I remember when I was in my early years of university, studying my undergraduate degrees to become a teacher and learning for the first time about this word pedagogy. I loved the word straight away, but did I know what it meant? It was explained to me that it meant the ‘art and science of teaching’ or the ‘teachers toolbox of tricks (strategies)’. However, now that I’ve been teaching (or working in other education projects) for almost 8 years, I have come to see that pedagogy is more of a playground.

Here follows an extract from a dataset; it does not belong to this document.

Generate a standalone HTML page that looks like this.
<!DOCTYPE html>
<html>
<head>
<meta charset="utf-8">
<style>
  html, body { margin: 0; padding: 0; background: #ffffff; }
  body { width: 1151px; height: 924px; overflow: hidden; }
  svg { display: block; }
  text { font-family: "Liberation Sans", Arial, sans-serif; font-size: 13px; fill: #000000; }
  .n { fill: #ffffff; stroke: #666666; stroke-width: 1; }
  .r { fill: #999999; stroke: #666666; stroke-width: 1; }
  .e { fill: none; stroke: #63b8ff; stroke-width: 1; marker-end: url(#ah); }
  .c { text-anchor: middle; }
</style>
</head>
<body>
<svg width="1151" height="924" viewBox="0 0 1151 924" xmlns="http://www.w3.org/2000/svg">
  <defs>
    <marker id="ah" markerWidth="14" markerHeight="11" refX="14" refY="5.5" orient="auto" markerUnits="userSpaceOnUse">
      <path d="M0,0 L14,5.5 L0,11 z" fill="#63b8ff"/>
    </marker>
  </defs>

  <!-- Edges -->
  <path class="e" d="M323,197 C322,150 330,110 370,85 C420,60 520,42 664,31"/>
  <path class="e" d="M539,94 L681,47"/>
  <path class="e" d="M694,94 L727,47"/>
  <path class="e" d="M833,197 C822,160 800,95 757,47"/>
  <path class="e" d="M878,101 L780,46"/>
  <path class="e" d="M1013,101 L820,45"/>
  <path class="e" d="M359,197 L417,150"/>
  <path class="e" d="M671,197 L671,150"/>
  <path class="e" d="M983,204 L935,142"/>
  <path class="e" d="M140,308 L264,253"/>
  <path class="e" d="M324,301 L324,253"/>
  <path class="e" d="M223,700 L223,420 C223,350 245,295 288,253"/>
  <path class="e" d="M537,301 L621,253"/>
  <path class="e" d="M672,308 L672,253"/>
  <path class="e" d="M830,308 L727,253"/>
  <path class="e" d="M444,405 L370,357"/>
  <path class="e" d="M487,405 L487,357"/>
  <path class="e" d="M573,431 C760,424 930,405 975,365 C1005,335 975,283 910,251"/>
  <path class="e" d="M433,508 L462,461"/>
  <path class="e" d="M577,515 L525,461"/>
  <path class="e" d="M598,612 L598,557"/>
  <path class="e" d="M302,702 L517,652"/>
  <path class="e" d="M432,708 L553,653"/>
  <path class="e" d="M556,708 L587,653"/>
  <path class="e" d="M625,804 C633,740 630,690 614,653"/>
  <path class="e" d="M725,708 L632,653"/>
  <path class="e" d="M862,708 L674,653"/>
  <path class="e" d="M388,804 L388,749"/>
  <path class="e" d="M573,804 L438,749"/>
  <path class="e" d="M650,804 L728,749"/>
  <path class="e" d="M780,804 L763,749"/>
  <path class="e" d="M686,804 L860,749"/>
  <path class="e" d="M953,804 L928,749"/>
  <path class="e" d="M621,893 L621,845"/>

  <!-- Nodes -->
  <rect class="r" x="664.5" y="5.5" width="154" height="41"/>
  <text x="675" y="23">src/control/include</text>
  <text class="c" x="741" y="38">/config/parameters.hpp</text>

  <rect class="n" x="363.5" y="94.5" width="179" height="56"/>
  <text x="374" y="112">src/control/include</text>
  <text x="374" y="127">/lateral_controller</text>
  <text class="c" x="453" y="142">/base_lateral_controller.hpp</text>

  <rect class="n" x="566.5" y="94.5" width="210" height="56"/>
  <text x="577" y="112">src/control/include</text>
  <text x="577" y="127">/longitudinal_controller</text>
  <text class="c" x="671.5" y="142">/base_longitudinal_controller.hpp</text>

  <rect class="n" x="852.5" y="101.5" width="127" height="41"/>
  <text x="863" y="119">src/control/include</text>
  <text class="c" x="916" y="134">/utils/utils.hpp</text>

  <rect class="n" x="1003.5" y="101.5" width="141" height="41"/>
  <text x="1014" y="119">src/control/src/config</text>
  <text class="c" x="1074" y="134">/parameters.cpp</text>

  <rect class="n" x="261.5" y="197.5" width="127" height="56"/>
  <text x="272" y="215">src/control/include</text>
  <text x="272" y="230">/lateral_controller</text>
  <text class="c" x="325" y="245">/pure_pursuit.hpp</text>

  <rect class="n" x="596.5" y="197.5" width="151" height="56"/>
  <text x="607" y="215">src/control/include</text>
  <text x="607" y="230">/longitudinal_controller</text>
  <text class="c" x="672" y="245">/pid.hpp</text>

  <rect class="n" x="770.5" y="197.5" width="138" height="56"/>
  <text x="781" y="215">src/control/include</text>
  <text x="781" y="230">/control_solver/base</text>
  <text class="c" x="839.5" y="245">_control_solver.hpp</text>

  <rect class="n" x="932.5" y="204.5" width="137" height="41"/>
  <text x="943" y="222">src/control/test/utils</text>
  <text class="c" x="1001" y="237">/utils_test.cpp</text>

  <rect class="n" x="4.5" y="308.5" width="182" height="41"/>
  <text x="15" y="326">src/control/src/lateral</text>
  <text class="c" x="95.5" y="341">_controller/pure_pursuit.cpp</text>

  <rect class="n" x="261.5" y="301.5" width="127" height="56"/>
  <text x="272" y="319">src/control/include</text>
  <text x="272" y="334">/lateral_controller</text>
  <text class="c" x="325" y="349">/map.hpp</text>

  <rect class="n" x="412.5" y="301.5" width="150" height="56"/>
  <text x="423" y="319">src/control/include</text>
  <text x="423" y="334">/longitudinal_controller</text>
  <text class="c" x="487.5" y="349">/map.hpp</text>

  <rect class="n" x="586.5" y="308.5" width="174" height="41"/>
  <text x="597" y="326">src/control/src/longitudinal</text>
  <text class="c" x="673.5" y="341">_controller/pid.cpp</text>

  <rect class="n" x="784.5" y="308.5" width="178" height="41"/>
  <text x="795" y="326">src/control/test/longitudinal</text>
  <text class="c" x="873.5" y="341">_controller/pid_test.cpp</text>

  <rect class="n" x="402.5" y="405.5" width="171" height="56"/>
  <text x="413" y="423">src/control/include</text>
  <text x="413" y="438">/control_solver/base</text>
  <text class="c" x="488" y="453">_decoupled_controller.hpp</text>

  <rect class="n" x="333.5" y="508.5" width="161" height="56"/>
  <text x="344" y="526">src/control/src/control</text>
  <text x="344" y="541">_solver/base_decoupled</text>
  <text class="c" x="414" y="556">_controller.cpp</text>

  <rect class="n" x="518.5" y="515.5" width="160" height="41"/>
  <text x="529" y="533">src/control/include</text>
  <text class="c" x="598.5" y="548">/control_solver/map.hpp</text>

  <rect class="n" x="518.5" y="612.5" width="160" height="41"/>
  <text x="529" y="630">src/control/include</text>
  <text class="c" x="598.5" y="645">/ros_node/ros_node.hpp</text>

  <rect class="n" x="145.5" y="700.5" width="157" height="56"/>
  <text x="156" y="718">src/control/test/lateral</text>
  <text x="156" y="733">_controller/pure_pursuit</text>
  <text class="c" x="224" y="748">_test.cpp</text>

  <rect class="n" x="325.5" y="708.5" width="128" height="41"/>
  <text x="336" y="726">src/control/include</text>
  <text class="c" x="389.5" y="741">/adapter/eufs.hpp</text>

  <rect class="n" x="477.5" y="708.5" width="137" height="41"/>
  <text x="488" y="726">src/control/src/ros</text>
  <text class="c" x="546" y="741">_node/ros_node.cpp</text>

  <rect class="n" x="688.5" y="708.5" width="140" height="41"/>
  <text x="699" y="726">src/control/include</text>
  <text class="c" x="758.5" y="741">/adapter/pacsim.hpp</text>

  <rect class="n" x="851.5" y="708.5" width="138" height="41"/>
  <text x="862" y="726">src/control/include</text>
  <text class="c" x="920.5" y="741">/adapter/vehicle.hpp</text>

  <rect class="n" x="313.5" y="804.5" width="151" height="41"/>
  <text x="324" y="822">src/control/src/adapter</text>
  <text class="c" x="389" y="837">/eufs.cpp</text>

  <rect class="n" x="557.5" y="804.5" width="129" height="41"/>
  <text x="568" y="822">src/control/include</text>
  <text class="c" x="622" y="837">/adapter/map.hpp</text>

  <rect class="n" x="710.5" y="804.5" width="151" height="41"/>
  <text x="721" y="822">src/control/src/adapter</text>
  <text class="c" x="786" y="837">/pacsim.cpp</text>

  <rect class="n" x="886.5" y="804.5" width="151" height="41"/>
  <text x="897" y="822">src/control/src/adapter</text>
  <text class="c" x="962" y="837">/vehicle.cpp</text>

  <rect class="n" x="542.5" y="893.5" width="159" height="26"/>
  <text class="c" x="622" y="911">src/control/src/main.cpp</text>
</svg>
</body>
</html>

What once was characterised by some basic wooden features that allowed a child to slide and swing, is now site to a stimulating experience, limited only by the imagination. Wooden playgrounds, like the one pictured above, were simple but fun. There were swings and slides, a way to climb and a platform or two to stand on and pretend you were at the helm of a private ship. But nowadays, a child may have to sit back and observe/take in a background some before they interact with it, making sense of the myriad of colourful and creative constructions in it before they take off and journey into exciting new adventure worlds. This is very much like pedagogy to me.

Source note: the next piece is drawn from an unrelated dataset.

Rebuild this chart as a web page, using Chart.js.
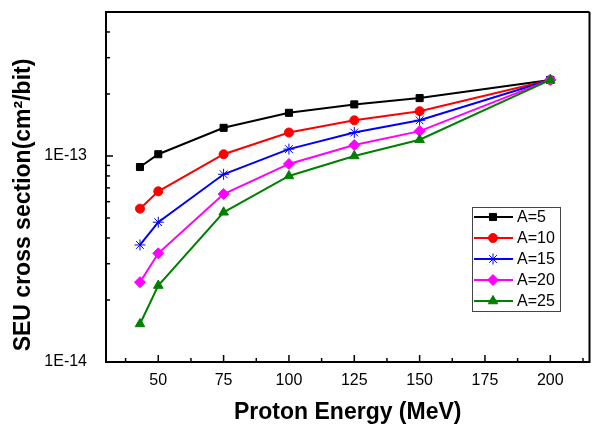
<!DOCTYPE html>
<html>
<head>
<meta charset="utf-8">
<script src="https://cdn.jsdelivr.net/npm/chart.js@4"></script>
<style>
html, body { margin: 0; padding: 0; overflow: hidden; background: #fff; }
#wrap { position: relative; width: 596px; height: 426px; }
</style>
</head>
<body>
<div id="wrap"><canvas id="chart"></canvas></div>
<script>
// proton energy (MeV)
const energies = [43, 50, 75, 100, 125, 150, 200];
const seriesLabels = ['A=5', 'A=10', 'A=15', 'A=20', 'A=25'];
// SEU cross section (cm^2/bit)
const a5  = [8.84e-14, 1.02e-13, 1.37e-13, 1.62e-13, 1.78e-13, 1.91e-13, 2.34e-13];
const a10 = [5.55e-14, 6.74e-14, 1.02e-13, 1.30e-13, 1.49e-13, 1.65e-13, 2.34e-13];
const a15 = [3.70e-14, 4.77e-14, 8.15e-14, 1.08e-13, 1.30e-13, 1.49e-13, 2.34e-13];
const a20 = [2.44e-14, 3.37e-14, 6.54e-14, 9.15e-14, 1.13e-13, 1.32e-13, 2.34e-13];
const a25 = [1.53e-14, 2.35e-14, 5.33e-14, 8.00e-14, 1.00e-13, 1.20e-13, 2.34e-13];
const xMajorTicks = [50, 75, 100, 125, 150, 175, 200];
const yTickLabels = { '-14': '1E-14', '-13': '1E-13' };

const FONT = "'Liberation Sans', Arial, sans-serif";
const colors = ['#000000', '#ff0000', '#0000ff', '#ff00ff', '#008000'];
const markers = ['rect', 'circle', 'star', 'rectRot', 'triangle'];
const radii = [5, 4.5, 5.5, 5.5, 5.5];
const allSeries = [a5, a10, a15, a20, a25];

function isDecade(v) {
    const l = Math.log10(v);
    return Math.abs(l - Math.round(l)) < 1e-6;
}

const datasets = allSeries.map((vals, i) => ({
    label: seriesLabels[i],
    data: energies.map((e, j) => ({ x: e, y: vals[j] })),
    borderColor: colors[i],
    backgroundColor: colors[i],
    borderWidth: 2,
    pointStyle: markers[i],
    pointRadius: radii[i],
    pointBorderWidth: 1,
    order: allSeries.length - i,
    tension: 0
}));

// axes box, inward ticks, legend and y title
const framePlugin = {
    id: 'frame',
    afterDatasetsDraw(chart) {
        const ctx = chart.ctx;
        const a = chart.chartArea;
        const xs = chart.scales.x, ys = chart.scales.y;
        ctx.save();
        ctx.strokeStyle = '#000';
        ctx.lineWidth = 1.5;
        xs.ticks.forEach(t => {
            const px = xs.getPixelForValue(t.value);
            const len = xMajorTicks.includes(t.value) ? 7 : 4;
            ctx.beginPath();
            ctx.moveTo(px, a.bottom);
            ctx.lineTo(px, a.bottom - len);
            ctx.stroke();
        });
        ys.ticks.forEach(t => {
            const py = ys.getPixelForValue(t.value);
            const len = isDecade(t.value) ? 7 : 4;
            ctx.beginPath();
            ctx.moveTo(a.left, py);
            ctx.lineTo(a.left + len, py);
            ctx.stroke();
        });
        ctx.lineWidth = 2;
        ctx.beginPath();
        ctx.moveTo(a.right, a.top);
        ctx.lineTo(a.left, a.top);
        ctx.lineTo(a.left, a.bottom);
        ctx.lineTo(a.right, a.bottom);
        ctx.lineTo(a.right, a.top);
        ctx.stroke();

        // legend
        const lx = 472, ly = 207, lw = 88, lh = 104;
        ctx.fillStyle = '#fff';
        ctx.fillRect(lx, ly, lw, lh);
        ctx.lineWidth = 1;
        ctx.strokeStyle = '#444';
        ctx.strokeRect(lx + 0.5, ly + 0.5, lw, lh);
        chart.data.datasets.forEach((ds, i) => {
            const y = 217 + i * 21;
            ctx.strokeStyle = ds.borderColor;
            ctx.lineWidth = 2;
            ctx.beginPath();
            ctx.moveTo(474, y);
            ctx.lineTo(513, y);
            ctx.stroke();
            ctx.lineWidth = 1;
            ctx.fillStyle = ds.backgroundColor;
            Chart.helpers.drawPoint(ctx, { pointStyle: ds.pointStyle, radius: ds.pointRadius, borderWidth: 1, rotation: 0 }, 493, y);
            ctx.fillStyle = '#000';
            ctx.font = '16px ' + FONT;
            ctx.textAlign = 'left';
            ctx.textBaseline = 'middle';
            ctx.fillText(ds.label, 517, y + 1);
        });

        // y title
        ctx.translate(24, 205);
        ctx.rotate(-Math.PI / 2);
        ctx.fillStyle = '#000';
        ctx.font = 'bold 23px ' + FONT;
        ctx.textAlign = 'center';
        ctx.textBaseline = 'middle';
        ctx.fillText('SEU cross section(cm\u00B2/bit)', 0, 0);
        ctx.restore();
    }
};

new Chart(document.getElementById('chart'), {
    type: 'line',
    data: { datasets: datasets },
    options: {
        responsive: true,
        maintainAspectRatio: false,
        animation: false,
        layout: { padding: { left: 0, right: 0, top: 12, bottom: 0 } },
        plugins: { legend: { display: false }, tooltip: { enabled: false } },
        scales: {
            x: {
                type: 'linear',
                min: 30,
                max: 215,
                afterBuildTicks: scale => {
                    const t = [];
                    for (let v = 37.5; v <= 215; v += 12.5) t.push({ value: v });
                    scale.ticks = t;
                },
                afterFit: scale => {
                    scale.height = 64;
                    scale.paddingLeft = 0;
                    scale.paddingRight = 0;
                },
                grid: { display: false, drawTicks: false },
                border: { display: false },
                ticks: {
                    autoSkip: false,
                    maxRotation: 0,
                    padding: 9,
                    color: '#000',
                    font: { family: FONT, size: 16 },
                    callback: v => xMajorTicks.includes(v) ? String(v) : ''
                },
                title: {
                    display: true,
                    text: 'Proton Energy (MeV)',
                    color: '#000',
                    font: { family: FONT, size: 23, weight: 'bold' },
                    padding: { top: 0, bottom: 0 }
                }
            },
            y: {
                type: 'logarithmic',
                min: 1e-14,
                max: 5e-13,
                afterBuildTicks: scale => {
                    const t = [];
                    for (let k = 1; k <= 9; k++) t.push({ value: k * 1e-14 });
                    for (let k = 1; k <= 5; k++) t.push({ value: k * 1e-13 });
                    scale.ticks = t;
                },
                afterFit: scale => {
                    scale.width = 106;
                    scale.paddingTop = 0;
                    scale.paddingBottom = 0;
                },
                grid: { display: false, drawTicks: false },
                border: { display: false },
                ticks: {
                    autoSkip: false,
                    padding: 19,
                    color: '#000',
                    font: { family: FONT, size: 16 },
                    callback: v => isDecade(v) ? (yTickLabels[String(Math.round(Math.log10(v)))] || '') : ''
                }
            }
        }
    },
    plugins: [framePlugin]
});
</script>
</body>
</html>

Karin Brodie, in an article entitled ‘Pedagogy is a three-ring circus’, defines pedagogy when she says: “A good education rests on the relationship between knowledge, teaching and learning.” Her article in the Mail & Guardian on August 8th, juxtaposes the perspectives and theories of Chris Waldburger and Meshach Ogunniyi, who both had articles in the Mail & Guardian on July 25th. Authors Waldburger and Ogunniyi, look at the nature of the progressive or ‘child-centred’ curriculum that is taking shape in the 21st century.
“For Waldburger, academic, classical knowledge must be the core of the curriculum, and for good reason: this knowledge has stood the test of time and has been found to be powerful and empowering for many.
Ogunniyi questions the notion that classical Western knowledge is empowering for all learners, and indeed research has shown that many learners find disciplinary knowledge, as taught in schools, disempowering rather than empowering.” (Brodie, 2014)
However, what Waldburger fails to do is take into consideration learning and the notion that we can only develop new knowledge when linked to background knowledge, whereas Ogunniyi does recognise this, even though he fails to recognise the full scop of children’s knowledge. Both authors fail to demonstrate and outline the role the teacher plays in all of it as well. Students can embrace and be empowered by new subject matter and experiences if their background knowledge is accessed. If they enter a new playground, one with 21st century design ideas, they will observe and access their background knowledge to make assessments about what each section may require them to do to have fun and ‘play’. How do they have these skills? How are they taught to play? If we liken this to learning some more, yes students can do rote ‘learning’ tasks such as close passages and comprehension, but can they face a new problem and access their background knowledge and skills, observe and then develop new knowledge and skills to solve it and thereby create a new foundation for future learning?
The concept of pedagogy and what it is opens up all sorts of conversations amongst educators but as this article highlights, the relationship is between knowledge, teaching and learning. Dictionary.com defines pedagogy in these words:
1. the function or work of a teacher; teaching.
2. the art or science of teaching; education; instructional methods.